Strategic: A strong strategic fit and complementary objectives during the life of the relationship is essential if you are considering business critical delivery or serious value adding relationships. Other factors to consider under this characteristic include assessing the complementarity of alliance drivers such as common competitors, similar customer demands as well as a compelling mutual need. Factors that might destroy value should also be considered here such as frequency of changes in direction in the prospect which might signal future competitive threat. An additional consideration is the value and importance that the organisation has in terms of contribution to each other’s strategic goals. A good question to consider is what impact the relationship would have on business if it were terminated suddenly at some future point.
Commercial: Traditional financial attractiveness from a cost/benefit perspective should be considered under this aspect and any upfront ‘skin in the game’ for more intimate collaborations, as it helps signal commitment. The relative sharing of benefits and time to benefit for each party should also be taken into account. The financial health and commercial well being of the party should also be considered.
Outside pressures: Organisations face big challenges by having other priorities or outside pressures competing for management time. Consider potential external distractions such as M&A activity, leadership challenges, other important partners or customers, poor overall partner commercial performance as well as frequently changing staff which might indicate deeper problems inside the prospect. At a personal level, health or family issues can seriously derail key players time and attention so getting to know the people and the organisation is key.
Relationship: Look at the ability to collaborate both organisationally and individually. I deal a lot in my book around this including offering a trust framework. In terms of ability to collaborate, the cultures and practices do not necessarily have to be the same for both organisations, but a strong relationship fit is essential for success. Indeed, sometimes a markedly different performance culture is required for success. For example in shaking up a poor performing business unit, an assertive outsourcing partner might positively improve productivity. Other aspects to consider include comparing leadership styles, values and beliefs, organisational structure and decision making, the way people are managed and motivated, attitude to risk as well as approach to policy and practice from a legal and compliance perspective. If your organisation has a low appetite for information security risk, Cyber Essentials might not be enough. You might also be looking for organisation cultures that complement your appetite, for example where they have already achieved UKAS Accredited. That would reinforce the other party takes the subject very seriously too.
Environment: Means understanding the impact of the relationship on the specific marketplace in terms of how customers and competitors are likely to react, as well as other interested parties for example market commentators and shareholders. It also encapsulates any relevant aspects around corporate social responsibility and sustainable business impact. It is interesting to see cyber security increasingly becoming part of a quadruple bottom line alongside social, environmental and financial considerations.

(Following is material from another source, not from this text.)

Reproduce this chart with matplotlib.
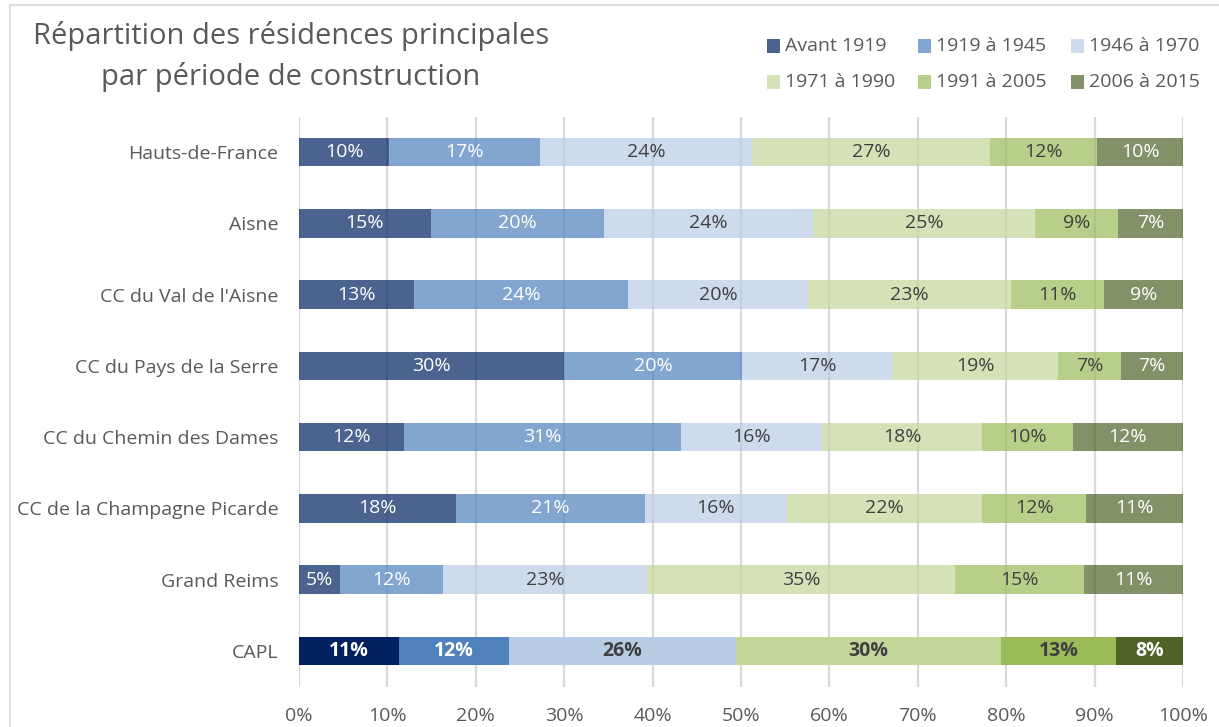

Regulatory: Includes broader assessment of macro factors in the regulatory environment facing the area in scope as well as any legal compliance set out for example around industry regulations, anti competitive practices, TUPE and other factors that might need to be addressed with legal safeguards. Data Protection is a key aspect here and that will be growing significantly with EUGDPR. One could argue that the likes of TalkTalk have perhaps been fortunate now with relatively low cost exposure now. The firm could be fined 4% of their global turnover if this had happened after 2018!